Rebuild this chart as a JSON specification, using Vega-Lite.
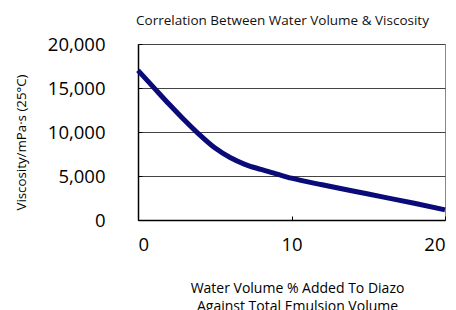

* * *

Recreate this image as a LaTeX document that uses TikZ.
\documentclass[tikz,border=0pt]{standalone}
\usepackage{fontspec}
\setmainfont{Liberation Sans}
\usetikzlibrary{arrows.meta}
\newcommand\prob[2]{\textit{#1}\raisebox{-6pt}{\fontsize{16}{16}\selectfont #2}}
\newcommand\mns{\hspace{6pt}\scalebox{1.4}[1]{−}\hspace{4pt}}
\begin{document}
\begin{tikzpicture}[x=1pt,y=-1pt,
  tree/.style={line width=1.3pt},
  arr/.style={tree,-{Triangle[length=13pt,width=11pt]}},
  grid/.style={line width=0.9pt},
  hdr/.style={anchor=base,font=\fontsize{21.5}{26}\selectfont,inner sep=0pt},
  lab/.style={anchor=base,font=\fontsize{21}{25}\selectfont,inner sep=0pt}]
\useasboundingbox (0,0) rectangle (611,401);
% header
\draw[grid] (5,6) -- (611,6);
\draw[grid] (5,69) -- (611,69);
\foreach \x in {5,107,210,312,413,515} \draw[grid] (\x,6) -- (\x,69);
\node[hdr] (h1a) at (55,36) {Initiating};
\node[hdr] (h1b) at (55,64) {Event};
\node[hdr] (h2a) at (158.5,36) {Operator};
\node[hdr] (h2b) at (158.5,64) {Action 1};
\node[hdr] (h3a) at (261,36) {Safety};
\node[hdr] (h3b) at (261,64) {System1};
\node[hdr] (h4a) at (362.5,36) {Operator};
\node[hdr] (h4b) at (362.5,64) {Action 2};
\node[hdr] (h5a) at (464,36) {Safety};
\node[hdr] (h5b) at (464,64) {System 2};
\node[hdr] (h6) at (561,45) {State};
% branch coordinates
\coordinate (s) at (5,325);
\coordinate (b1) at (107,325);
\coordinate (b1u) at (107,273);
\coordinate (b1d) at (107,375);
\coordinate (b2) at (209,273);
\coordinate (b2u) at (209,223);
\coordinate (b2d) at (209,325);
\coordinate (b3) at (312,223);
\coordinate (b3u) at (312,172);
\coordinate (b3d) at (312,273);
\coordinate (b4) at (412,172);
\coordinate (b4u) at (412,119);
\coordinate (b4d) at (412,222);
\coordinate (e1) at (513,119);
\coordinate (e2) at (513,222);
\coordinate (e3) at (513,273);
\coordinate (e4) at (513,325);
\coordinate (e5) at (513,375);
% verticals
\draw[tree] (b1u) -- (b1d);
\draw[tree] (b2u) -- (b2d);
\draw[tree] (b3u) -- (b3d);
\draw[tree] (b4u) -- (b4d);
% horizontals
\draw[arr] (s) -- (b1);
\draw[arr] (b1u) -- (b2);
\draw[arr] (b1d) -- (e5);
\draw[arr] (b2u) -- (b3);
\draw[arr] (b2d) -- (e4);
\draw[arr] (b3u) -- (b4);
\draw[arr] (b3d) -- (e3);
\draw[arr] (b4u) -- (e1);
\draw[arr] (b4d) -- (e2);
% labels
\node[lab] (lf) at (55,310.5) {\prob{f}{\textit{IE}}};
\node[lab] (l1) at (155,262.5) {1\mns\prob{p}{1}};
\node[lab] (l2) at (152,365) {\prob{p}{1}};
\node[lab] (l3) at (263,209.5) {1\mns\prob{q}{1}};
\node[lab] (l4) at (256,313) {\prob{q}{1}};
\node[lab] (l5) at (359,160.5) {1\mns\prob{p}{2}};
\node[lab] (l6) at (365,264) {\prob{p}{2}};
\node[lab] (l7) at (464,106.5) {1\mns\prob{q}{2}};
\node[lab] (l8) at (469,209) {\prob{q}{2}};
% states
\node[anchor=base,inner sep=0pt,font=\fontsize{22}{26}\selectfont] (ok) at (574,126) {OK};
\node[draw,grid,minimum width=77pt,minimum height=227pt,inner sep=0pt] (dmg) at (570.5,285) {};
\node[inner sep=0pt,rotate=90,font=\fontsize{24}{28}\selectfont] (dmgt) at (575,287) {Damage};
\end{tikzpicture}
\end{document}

==

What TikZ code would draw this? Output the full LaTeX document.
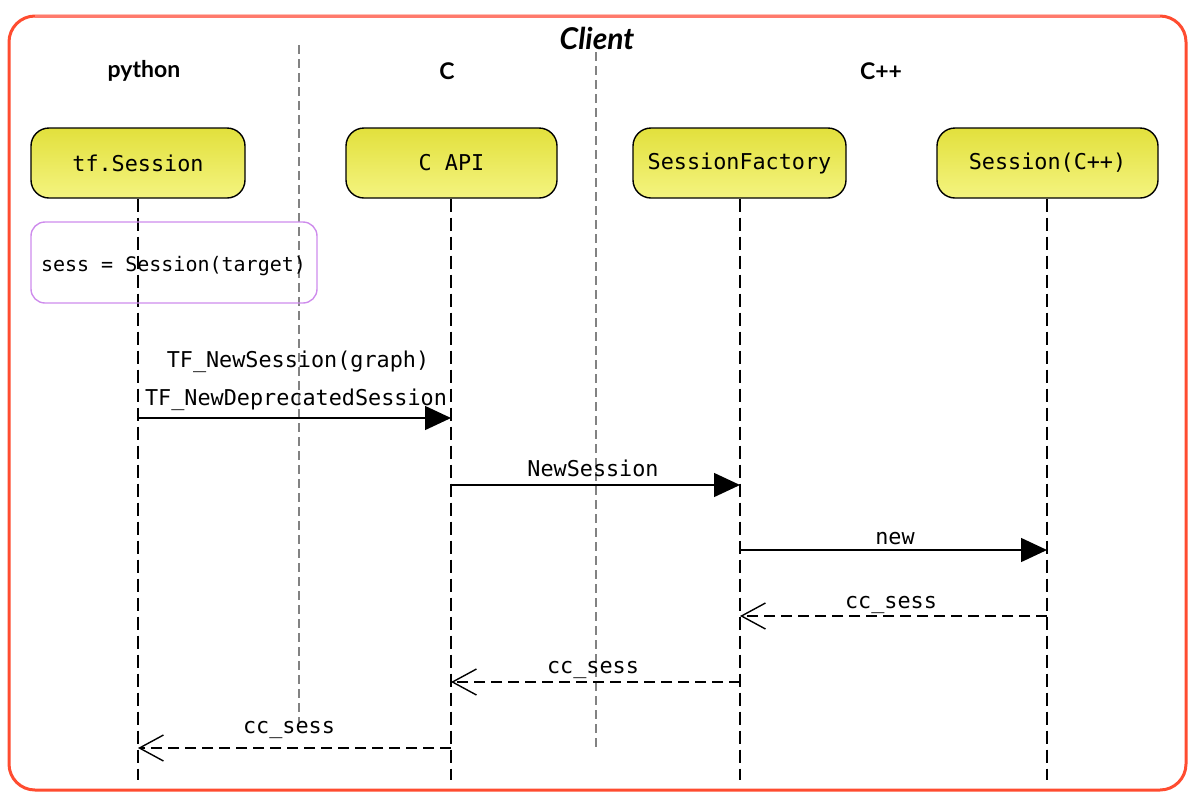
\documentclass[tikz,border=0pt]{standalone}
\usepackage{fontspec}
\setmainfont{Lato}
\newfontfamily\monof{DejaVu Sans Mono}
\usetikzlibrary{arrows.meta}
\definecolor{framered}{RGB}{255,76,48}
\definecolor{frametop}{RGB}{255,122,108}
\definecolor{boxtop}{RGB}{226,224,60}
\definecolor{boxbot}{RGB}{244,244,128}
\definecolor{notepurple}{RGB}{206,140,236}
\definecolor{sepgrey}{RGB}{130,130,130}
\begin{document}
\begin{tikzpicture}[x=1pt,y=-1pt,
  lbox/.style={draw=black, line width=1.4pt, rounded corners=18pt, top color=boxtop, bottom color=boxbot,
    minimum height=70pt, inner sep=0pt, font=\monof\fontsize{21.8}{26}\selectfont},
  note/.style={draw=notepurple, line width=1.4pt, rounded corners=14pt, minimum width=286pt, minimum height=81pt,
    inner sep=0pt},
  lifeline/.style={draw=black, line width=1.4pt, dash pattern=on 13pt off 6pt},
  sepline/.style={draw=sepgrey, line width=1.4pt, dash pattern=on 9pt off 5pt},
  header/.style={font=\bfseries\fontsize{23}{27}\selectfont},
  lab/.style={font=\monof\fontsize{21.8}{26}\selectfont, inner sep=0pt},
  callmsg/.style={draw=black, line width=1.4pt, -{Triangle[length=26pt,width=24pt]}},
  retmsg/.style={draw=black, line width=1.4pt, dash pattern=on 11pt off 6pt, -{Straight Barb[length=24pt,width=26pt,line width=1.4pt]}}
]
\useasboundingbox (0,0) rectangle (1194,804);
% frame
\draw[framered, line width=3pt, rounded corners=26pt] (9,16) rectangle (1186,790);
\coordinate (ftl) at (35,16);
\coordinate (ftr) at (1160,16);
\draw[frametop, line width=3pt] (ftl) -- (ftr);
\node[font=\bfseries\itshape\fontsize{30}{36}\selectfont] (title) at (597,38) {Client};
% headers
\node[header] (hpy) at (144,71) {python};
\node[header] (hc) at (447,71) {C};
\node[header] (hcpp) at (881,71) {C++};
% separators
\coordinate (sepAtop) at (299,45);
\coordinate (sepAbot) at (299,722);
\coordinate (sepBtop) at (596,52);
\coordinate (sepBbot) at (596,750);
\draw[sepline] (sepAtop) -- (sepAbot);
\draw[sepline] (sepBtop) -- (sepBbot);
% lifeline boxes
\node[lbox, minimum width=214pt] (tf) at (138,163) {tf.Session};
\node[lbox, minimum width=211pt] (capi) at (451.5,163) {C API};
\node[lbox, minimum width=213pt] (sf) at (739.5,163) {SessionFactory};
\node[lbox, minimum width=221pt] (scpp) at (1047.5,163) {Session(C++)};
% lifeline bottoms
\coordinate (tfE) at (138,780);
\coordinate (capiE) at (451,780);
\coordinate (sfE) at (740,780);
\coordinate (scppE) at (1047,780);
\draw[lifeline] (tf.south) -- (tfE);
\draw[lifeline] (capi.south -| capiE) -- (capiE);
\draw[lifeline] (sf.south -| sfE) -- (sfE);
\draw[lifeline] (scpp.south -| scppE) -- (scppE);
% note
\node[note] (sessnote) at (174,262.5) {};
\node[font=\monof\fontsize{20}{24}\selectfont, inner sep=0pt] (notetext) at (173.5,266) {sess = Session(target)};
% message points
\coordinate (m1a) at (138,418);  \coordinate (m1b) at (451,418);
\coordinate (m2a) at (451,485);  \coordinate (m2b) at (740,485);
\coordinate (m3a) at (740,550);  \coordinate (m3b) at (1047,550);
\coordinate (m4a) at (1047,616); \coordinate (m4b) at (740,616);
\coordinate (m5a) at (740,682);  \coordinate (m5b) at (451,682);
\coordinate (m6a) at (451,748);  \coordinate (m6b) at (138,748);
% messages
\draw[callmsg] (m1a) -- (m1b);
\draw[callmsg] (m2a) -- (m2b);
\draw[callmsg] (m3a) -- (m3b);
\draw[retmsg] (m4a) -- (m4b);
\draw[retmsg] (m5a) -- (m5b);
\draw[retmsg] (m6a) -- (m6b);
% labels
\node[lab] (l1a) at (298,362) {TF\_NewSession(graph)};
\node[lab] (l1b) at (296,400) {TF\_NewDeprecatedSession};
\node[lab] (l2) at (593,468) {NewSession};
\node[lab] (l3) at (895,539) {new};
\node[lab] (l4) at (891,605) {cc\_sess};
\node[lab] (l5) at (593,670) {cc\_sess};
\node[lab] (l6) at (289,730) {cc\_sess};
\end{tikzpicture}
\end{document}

- Short task
Filter the entries down to the lines with the word "this" in them.

- Solved exercise
Rebuild this chart as a JSON specification, using Vega-Lite.
Recreate this image as a LaTeX document that uses TikZ.
What TikZ code would draw this? Output the full LaTeX document.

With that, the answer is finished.